■ OBJECTIVE:
You are to retype all of the data exactly as it appears.

■ RECORDS FOR THIS TASK:
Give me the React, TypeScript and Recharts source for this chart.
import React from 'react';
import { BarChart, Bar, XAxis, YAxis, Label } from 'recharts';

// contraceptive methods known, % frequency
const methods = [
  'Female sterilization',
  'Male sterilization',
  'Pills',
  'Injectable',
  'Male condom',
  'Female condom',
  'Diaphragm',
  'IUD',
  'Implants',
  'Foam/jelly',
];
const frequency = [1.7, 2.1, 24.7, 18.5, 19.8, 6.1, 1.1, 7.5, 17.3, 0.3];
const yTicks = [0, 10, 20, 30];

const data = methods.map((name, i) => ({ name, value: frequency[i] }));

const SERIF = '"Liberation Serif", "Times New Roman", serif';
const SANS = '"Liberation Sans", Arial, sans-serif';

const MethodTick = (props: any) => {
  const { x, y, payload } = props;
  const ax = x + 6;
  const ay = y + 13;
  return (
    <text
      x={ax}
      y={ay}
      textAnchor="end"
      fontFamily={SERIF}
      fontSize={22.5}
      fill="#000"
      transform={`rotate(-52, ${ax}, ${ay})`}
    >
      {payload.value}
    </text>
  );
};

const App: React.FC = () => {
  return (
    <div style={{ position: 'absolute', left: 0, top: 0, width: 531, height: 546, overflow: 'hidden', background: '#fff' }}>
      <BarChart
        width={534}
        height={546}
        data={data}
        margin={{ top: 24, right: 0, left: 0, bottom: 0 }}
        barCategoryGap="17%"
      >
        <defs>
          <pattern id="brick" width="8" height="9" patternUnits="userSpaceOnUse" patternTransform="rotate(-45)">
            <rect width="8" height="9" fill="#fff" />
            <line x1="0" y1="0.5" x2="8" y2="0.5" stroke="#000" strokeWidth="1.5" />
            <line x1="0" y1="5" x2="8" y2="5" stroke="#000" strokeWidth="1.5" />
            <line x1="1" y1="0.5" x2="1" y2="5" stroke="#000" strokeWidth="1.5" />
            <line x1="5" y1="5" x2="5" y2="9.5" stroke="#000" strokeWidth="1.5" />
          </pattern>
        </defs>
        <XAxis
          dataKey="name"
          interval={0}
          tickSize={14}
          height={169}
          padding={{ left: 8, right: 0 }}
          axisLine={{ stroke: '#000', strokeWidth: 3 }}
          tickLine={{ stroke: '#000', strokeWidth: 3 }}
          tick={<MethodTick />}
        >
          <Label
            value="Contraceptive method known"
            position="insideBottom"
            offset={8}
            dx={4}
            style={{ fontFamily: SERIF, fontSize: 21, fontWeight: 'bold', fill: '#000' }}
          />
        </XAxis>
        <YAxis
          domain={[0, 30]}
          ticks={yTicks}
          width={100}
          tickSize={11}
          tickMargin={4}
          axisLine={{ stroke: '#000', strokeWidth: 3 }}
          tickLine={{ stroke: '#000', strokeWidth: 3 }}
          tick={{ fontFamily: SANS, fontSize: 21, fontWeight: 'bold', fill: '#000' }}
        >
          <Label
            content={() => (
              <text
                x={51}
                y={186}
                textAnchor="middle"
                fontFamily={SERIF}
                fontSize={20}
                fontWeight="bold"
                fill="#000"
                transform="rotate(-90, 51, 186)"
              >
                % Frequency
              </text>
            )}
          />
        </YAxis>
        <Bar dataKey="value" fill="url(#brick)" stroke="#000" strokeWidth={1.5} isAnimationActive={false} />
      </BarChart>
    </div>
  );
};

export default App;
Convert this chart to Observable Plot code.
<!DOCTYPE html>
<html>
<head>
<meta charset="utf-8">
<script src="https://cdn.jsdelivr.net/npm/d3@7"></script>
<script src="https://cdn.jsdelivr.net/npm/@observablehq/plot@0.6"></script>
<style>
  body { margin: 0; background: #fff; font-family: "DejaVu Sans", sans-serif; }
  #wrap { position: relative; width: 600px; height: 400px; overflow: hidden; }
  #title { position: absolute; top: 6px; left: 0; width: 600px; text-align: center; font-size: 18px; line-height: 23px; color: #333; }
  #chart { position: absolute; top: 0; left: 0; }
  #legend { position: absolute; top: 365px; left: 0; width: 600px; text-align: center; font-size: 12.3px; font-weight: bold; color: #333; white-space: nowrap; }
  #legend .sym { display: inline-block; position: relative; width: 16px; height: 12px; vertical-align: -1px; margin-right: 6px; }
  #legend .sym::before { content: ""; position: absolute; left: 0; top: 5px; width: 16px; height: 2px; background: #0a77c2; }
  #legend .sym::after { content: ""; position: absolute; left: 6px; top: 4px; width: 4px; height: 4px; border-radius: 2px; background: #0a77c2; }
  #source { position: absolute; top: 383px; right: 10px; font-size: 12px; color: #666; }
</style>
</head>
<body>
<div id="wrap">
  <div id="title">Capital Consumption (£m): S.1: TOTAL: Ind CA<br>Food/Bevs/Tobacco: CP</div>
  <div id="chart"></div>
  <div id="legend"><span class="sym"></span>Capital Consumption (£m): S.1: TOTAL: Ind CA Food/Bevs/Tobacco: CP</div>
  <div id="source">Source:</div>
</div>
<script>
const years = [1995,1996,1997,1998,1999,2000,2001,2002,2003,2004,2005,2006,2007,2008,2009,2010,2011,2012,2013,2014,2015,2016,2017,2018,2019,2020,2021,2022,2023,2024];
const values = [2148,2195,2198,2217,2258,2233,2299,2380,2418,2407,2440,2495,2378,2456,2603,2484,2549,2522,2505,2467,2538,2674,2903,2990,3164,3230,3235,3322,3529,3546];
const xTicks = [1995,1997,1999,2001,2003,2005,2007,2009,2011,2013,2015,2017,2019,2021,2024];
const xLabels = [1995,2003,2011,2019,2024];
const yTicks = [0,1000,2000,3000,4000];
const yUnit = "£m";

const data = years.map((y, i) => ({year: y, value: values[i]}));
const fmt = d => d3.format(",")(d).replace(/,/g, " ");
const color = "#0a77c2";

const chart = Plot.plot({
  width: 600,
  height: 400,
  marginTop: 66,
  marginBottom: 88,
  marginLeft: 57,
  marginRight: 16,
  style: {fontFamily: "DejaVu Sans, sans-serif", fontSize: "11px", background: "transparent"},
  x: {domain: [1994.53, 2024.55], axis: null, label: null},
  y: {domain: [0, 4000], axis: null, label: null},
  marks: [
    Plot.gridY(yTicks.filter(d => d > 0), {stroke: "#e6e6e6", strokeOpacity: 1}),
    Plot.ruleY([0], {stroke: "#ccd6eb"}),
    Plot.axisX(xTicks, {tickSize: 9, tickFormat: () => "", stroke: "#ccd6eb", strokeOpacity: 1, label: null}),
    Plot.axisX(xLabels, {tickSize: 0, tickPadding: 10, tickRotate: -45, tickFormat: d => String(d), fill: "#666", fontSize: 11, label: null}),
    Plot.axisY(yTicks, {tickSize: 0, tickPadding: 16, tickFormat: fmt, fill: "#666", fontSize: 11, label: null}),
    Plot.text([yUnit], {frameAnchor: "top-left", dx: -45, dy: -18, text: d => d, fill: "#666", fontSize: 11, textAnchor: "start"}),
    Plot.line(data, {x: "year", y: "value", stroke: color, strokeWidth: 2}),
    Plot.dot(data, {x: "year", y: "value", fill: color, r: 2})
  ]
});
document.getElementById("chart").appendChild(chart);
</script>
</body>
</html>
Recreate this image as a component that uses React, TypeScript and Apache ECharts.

■ SOLUTION FOR THIS PROBLEM:
Give me the React, TypeScript and Recharts source for this chart.
import React from 'react';
import { BarChart, Bar, XAxis, YAxis, Label } from 'recharts';

// contraceptive methods known, % frequency
const methods = [
  'Female sterilization',
  'Male sterilization',
  'Pills',
  'Injectable',
  'Male condom',
  'Female condom',
  'Diaphragm',
  'IUD',
  'Implants',
  'Foam/jelly',
];
const frequency = [1.7, 2.1, 24.7, 18.5, 19.8, 6.1, 1.1, 7.5, 17.3, 0.3];
const yTicks = [0, 10, 20, 30];

const data = methods.map((name, i) => ({ name, value: frequency[i] }));

const SERIF = '"Liberation Serif", "Times New Roman", serif';
const SANS = '"Liberation Sans", Arial, sans-serif';

const MethodTick = (props: any) => {
  const { x, y, payload } = props;
  const ax = x + 6;
  const ay = y + 13;
  return (
    <text
      x={ax}
      y={ay}
      textAnchor="end"
      fontFamily={SERIF}
      fontSize={22.5}
      fill="#000"
      transform={`rotate(-52, ${ax}, ${ay})`}
    >
      {payload.value}
    </text>
  );
};

const App: React.FC = () => {
  return (
    <div style={{ position: 'absolute', left: 0, top: 0, width: 531, height: 546, overflow: 'hidden', background: '#fff' }}>
      <BarChart
        width={534}
        height={546}
        data={data}
        margin={{ top: 24, right: 0, left: 0, bottom: 0 }}
        barCategoryGap="17%"
      >
        <defs>
          <pattern id="brick" width="8" height="9" patternUnits="userSpaceOnUse" patternTransform="rotate(-45)">
            <rect width="8" height="9" fill="#fff" />
            <line x1="0" y1="0.5" x2="8" y2="0.5" stroke="#000" strokeWidth="1.5" />
            <line x1="0" y1="5" x2="8" y2="5" stroke="#000" strokeWidth="1.5" />
            <line x1="1" y1="0.5" x2="1" y2="5" stroke="#000" strokeWidth="1.5" />
            <line x1="5" y1="5" x2="5" y2="9.5" stroke="#000" strokeWidth="1.5" />
          </pattern>
        </defs>
        <XAxis
          dataKey="name"
          interval={0}
          tickSize={14}
          height={169}
          padding={{ left: 8, right: 0 }}
          axisLine={{ stroke: '#000', strokeWidth: 3 }}
          tickLine={{ stroke: '#000', strokeWidth: 3 }}
          tick={<MethodTick />}
        >
          <Label
            value="Contraceptive method known"
            position="insideBottom"
            offset={8}
            dx={4}
            style={{ fontFamily: SERIF, fontSize: 21, fontWeight: 'bold', fill: '#000' }}
          />
        </XAxis>
        <YAxis
          domain={[0, 30]}
          ticks={yTicks}
          width={100}
          tickSize={11}
          tickMargin={4}
          axisLine={{ stroke: '#000', strokeWidth: 3 }}
          tickLine={{ stroke: '#000', strokeWidth: 3 }}
          tick={{ fontFamily: SANS, fontSize: 21, fontWeight: 'bold', fill: '#000' }}
        >
          <Label
            content={() => (
              <text
                x={51}
                y={186}
                textAnchor="middle"
                fontFamily={SERIF}
                fontSize={20}
                fontWeight="bold"
                fill="#000"
                transform="rotate(-90, 51, 186)"
              >
                % Frequency
              </text>
            )}
          />
        </YAxis>
        <Bar dataKey="value" fill="url(#brick)" stroke="#000" strokeWidth={1.5} isAnimationActive={false} />
      </BarChart>
    </div>
  );
};

export default App;
Convert this chart to Observable Plot code.
<!DOCTYPE html>
<html>
<head>
<meta charset="utf-8">
<script src="https://cdn.jsdelivr.net/npm/d3@7"></script>
<script src="https://cdn.jsdelivr.net/npm/@observablehq/plot@0.6"></script>
<style>
  body { margin: 0; background: #fff; font-family: "DejaVu Sans", sans-serif; }
  #wrap { position: relative; width: 600px; height: 400px; overflow: hidden; }
  #title { position: absolute; top: 6px; left: 0; width: 600px; text-align: center; font-size: 18px; line-height: 23px; color: #333; }
  #chart { position: absolute; top: 0; left: 0; }
  #legend { position: absolute; top: 365px; left: 0; width: 600px; text-align: center; font-size: 12.3px; font-weight: bold; color: #333; white-space: nowrap; }
  #legend .sym { display: inline-block; position: relative; width: 16px; height: 12px; vertical-align: -1px; margin-right: 6px; }
  #legend .sym::before { content: ""; position: absolute; left: 0; top: 5px; width: 16px; height: 2px; background: #0a77c2; }
  #legend .sym::after { content: ""; position: absolute; left: 6px; top: 4px; width: 4px; height: 4px; border-radius: 2px; background: #0a77c2; }
  #source { position: absolute; top: 383px; right: 10px; font-size: 12px; color: #666; }
</style>
</head>
<body>
<div id="wrap">
  <div id="title">Capital Consumption (£m): S.1: TOTAL: Ind CA<br>Food/Bevs/Tobacco: CP</div>
  <div id="chart"></div>
  <div id="legend"><span class="sym"></span>Capital Consumption (£m): S.1: TOTAL: Ind CA Food/Bevs/Tobacco: CP</div>
  <div id="source">Source:</div>
</div>
<script>
const years = [1995,1996,1997,1998,1999,2000,2001,2002,2003,2004,2005,2006,2007,2008,2009,2010,2011,2012,2013,2014,2015,2016,2017,2018,2019,2020,2021,2022,2023,2024];
const values = [2148,2195,2198,2217,2258,2233,2299,2380,2418,2407,2440,2495,2378,2456,2603,2484,2549,2522,2505,2467,2538,2674,2903,2990,3164,3230,3235,3322,3529,3546];
const xTicks = [1995,1997,1999,2001,2003,2005,2007,2009,2011,2013,2015,2017,2019,2021,2024];
const xLabels = [1995,2003,2011,2019,2024];
const yTicks = [0,1000,2000,3000,4000];
const yUnit = "£m";

const data = years.map((y, i) => ({year: y, value: values[i]}));
const fmt = d => d3.format(",")(d).replace(/,/g, " ");
const color = "#0a77c2";

const chart = Plot.plot({
  width: 600,
  height: 400,
  marginTop: 66,
  marginBottom: 88,
  marginLeft: 57,
  marginRight: 16,
  style: {fontFamily: "DejaVu Sans, sans-serif", fontSize: "11px", background: "transparent"},
  x: {domain: [1994.53, 2024.55], axis: null, label: null},
  y: {domain: [0, 4000], axis: null, label: null},
  marks: [
    Plot.gridY(yTicks.filter(d => d > 0), {stroke: "#e6e6e6", strokeOpacity: 1}),
    Plot.ruleY([0], {stroke: "#ccd6eb"}),
    Plot.axisX(xTicks, {tickSize: 9, tickFormat: () => "", stroke: "#ccd6eb", strokeOpacity: 1, label: null}),
    Plot.axisX(xLabels, {tickSize: 0, tickPadding: 10, tickRotate: -45, tickFormat: d => String(d), fill: "#666", fontSize: 11, label: null}),
    Plot.axisY(yTicks, {tickSize: 0, tickPadding: 16, tickFormat: fmt, fill: "#666", fontSize: 11, label: null}),
    Plot.text([yUnit], {frameAnchor: "top-left", dx: -45, dy: -18, text: d => d, fill: "#666", fontSize: 11, textAnchor: "start"}),
    Plot.line(data, {x: "year", y: "value", stroke: color, strokeWidth: 2}),
    Plot.dot(data, {x: "year", y: "value", fill: color, r: 2})
  ]
});
document.getElementById("chart").appendChild(chart);
</script>
</body>
</html>
Recreate this image as a component that uses React, TypeScript and Apache ECharts.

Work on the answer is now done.